There are basically two kinds of crop insurance in the market: the crop-yield insurance and the crop-revenue insurance. How are these two types of crop insurance different?
Agricultural Insurance is what makes most farmers successful these days. It is an insurance taken to protect crops against natural disasters and against the price fluctuations. Crop Insurance gives farmers the surety that in the case of a calamity they can continue to farm and plant their crops for the next growing season.
Main classes in agricultural insurance
There are two main classes of crop-yield insurance. The first one is crop-hail insurance which is purchased from private insurance companies. The other class is the multi-peril crop insurance (MPCI) which protects the farmer against floods, drought, insects, plant disease and so on.

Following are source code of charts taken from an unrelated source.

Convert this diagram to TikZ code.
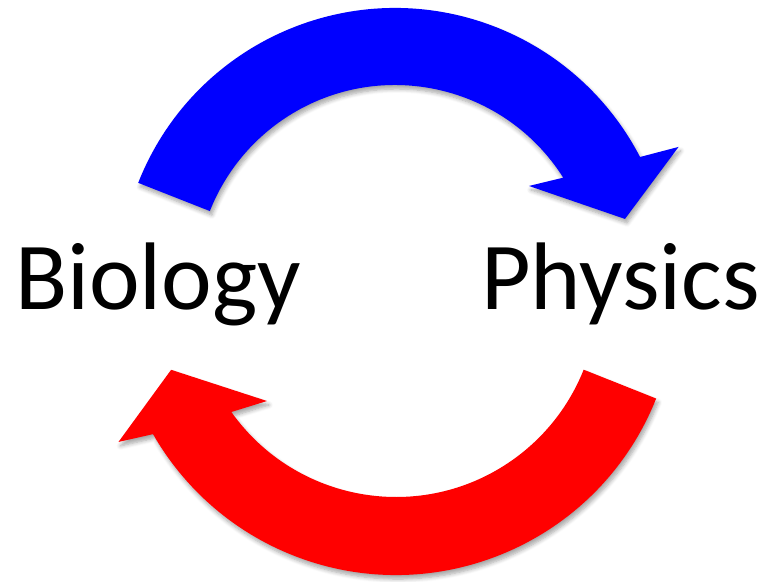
\documentclass[tikz,border=0pt]{standalone}
\usepackage{fontspec}
\setmainfont{Carlito}
\usetikzlibrary{shadows.blur}
\tikzset{
  arrowshape/.style={draw=none, blur shadow={shadow xshift=2pt, shadow yshift=-4pt, shadow blur steps=6, shadow blur radius=4pt, shadow opacity=35}},
  label/.style={inner sep=0pt, anchor=base west, font=\fontsize{96}{110}\selectfont}
}
\begin{document}
\begin{tikzpicture}[x=1pt,y=1pt]
\useasboundingbox (0,0) rectangle (763,581);
% blue arrow (top), centre (395,297)
\coordinate (bc) at (395,297);
\fill[blue, arrowshape] ($(bc)+(158.5:276)$) arc[start angle=158.5, end angle=27.4, radius=276]
  -- ($(bc)+(25.8:315)$) -- ($(bc)+(15.8:239)$) -- ($(bc)+(36.2:166)$) -- ($(bc)+(32.3:199)$)
  arc[start angle=32.3, end angle=158.5, radius=199] -- cycle;
% red arrow (bottom), centre (396,286)
\coordinate (rc) at (396,286);
\fill[red, arrowshape] ($(rc)+(338.3:280)$) arc[start angle=338.3, end angle=209.8, radius=280]
  -- ($(rc)+(207.9:314)$) -- ($(rc)+(198.4:237)$) -- ($(rc)+(219.4:167)$) -- ($(rc)+(215.4:202)$)
  arc[start angle=215.4, end angle=338.3, radius=202] -- cycle;
\node[label] (bio) at (15,271) {Biology};
\node[label] (phy) at (481,271) {Physics};
\end{tikzpicture}
\end{document}
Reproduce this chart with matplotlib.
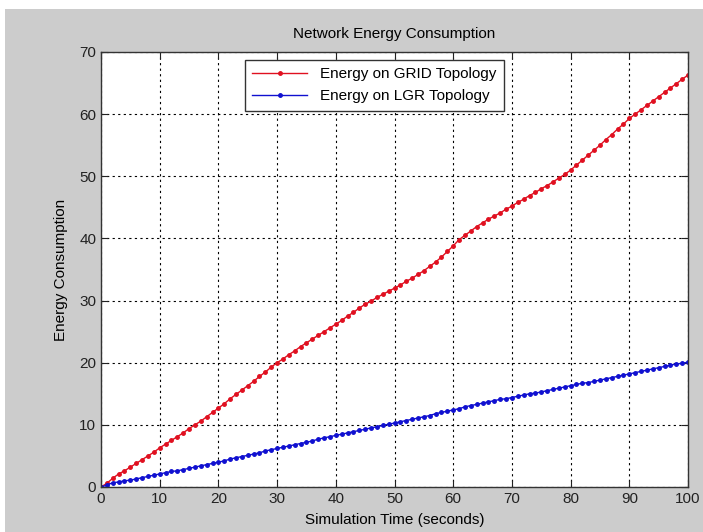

Crop-revenue insurance has the features of both crop-yield insurance and price insurance. This crop insurance policy would pay an indemnity if the actual yield and the cash settlement price in the futures market are lower than the guarantee. It basically covers the decline in prices during the growing season but it does not cover the declines from one season to another.
Though farmer's operations may vary, most farm programmes are similar. Crop insurance will help the farmer to customise this operation to cover losses, different yielding patterns and risk.
Farmers can also use crop insurance as collateral for further loans to increase production capacity. Since the crop insurance programme is designed according to the needs of the farmers, the farmer has to take the responsibility for various risk management measures. This ensures that farmers meet the requirements of farming standards as this is necessary to be eligible for payments in case of loss.
Crop insurance subsidies
Crop insurance give the farmer the financial back-up required for agricultural marketing. When yields drop, crop-revenue insurance products are available which will enable the farmer to deal with the forward contracts and with the futures and options positions.
Farmers often get their crop insurance indemnities at a time when the loss occurs. For instance, the payment could come before harvest in case of prevented planting and replant payment or it could come after harvest if there is a reduction in the yield or revenue.
Crop insurance is often related to loss caused by price fluctuations or natural disaster. Crop insurance premium subsidies and indemnities are not limited, nor are there income caps to purchase crop insurance. Agricultural producers must share in the program cost in order to receive crop insurance. Though crop insurance is subsidized in part by the federal government, the contributions from the producer reduce the costs to the taxpayers.
In many countries, especially the US, the crop insurance products can be tailored to the needs of the farmers without it going through a lengthy legislative session.
Crop insurance companies
There are several companies offering agricultural insurance. The best way to get a good deal is to get quotes from each of them and compare. The differences you'll find make it worth spending time comparing insurance providers.